Hello everyone! Im new to the page and was going through some old posts and saw one about a tractor i have in my backyard. im interested in selling it and would really appreciate if some of you would let me know what you think my tractors worth. The tractor does not run and has been parked for about 4 years. If anyone's interested message me some offers! Thanks


----------



## Orchard6 (Apr 30, 2014)

A non running 806 gasser is going to be worth about scrap price in that condition. So maybe $500-$700ish. They aren't real highly sought after as they have a reputation of being a gas hog.


----------



## Farmerbrown2 (Sep 25, 2018)

The disk behind it might be worth more then the tractor $1000 the most but I'm thinking less.


----------



## Grateful11 (Apr 5, 2009)

farmerbrown said:


> The disk behind it might be worth more then the tractor $1000 the most but I'm thinking less.


That's exactly what I was thinking about the disc while looking at the photos


----------



## stack em up (Mar 7, 2013)

$500. You'd be better off selling the tin work on eBay as it looks pretty straight.


----------



## M.salcedo760 (Apr 22, 2016)

Thanks for the feedback guys.

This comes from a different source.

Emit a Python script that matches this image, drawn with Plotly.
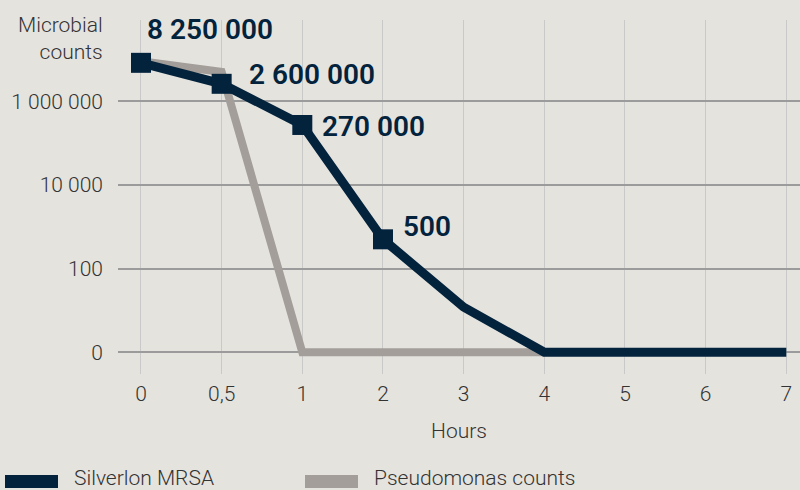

Probably gonna post it the tractor and disc on ebay if anybody is interested


----------



## M.salcedo760 (Apr 22, 2016)

Added 2 more pictures of another tractor in my backyard.


----------



## glasswrongsize (Sep 15, 2015)

Around here, both of the tractors would be worth less then the sum of their parts. The wide front end on the 806 would fetch $500 all by itself. The wide front on the H would fetch more than the one on the 806. The magneto, front lights (if factory are odd for this neck of the woods), the lenses (if not cracked or chipped) are worth a few bucks, etc...

If you have the desire/ability to part it out and scrap the remainder, you should fetch WAY more money.

73, Mark


----------



## glasswrongsize (Sep 15, 2015)

Orchard6 said:


> A non running 806 gasser is going to be worth about scrap price in that condition. So maybe $500-$700ish. They aren't real highly sought after as they have a reputation of being a gas hog.


Having the 806 gasser makes more sense now that I see the H. Anyone with an 806 gasser always had a smaller tractor to tote the fuel wagon along side the 806 while it's in the field. 

73, Mark


----------



## thendrix (May 14, 2015)

What's up with the front axle on the H? I've never seen that before


----------



## Ox76 (Oct 22, 2018)

thendrix said:


> What's up with the front axle on the H? I've never seen that before


That's a Schwartz aftermarket wide front for the H and M model Farmalls. I had one on a '42 H years ago. Nice, easy steering and no road wobble. Adjustable tie rod ends so they always could be made to have minimal slop. Only drawback is turn radius in the woods and the fact that you can't use a loader with it. The loader arms would hit the axle tube and not reach the ground so I had to chase down a narrow front bolster and convert it back. There's also an IH wide front for those old Farmalls but they are more rare, more expensive, more desirable and look more conventional with the tie rods behind the axle and it doesn't stick out in front near as far.


----------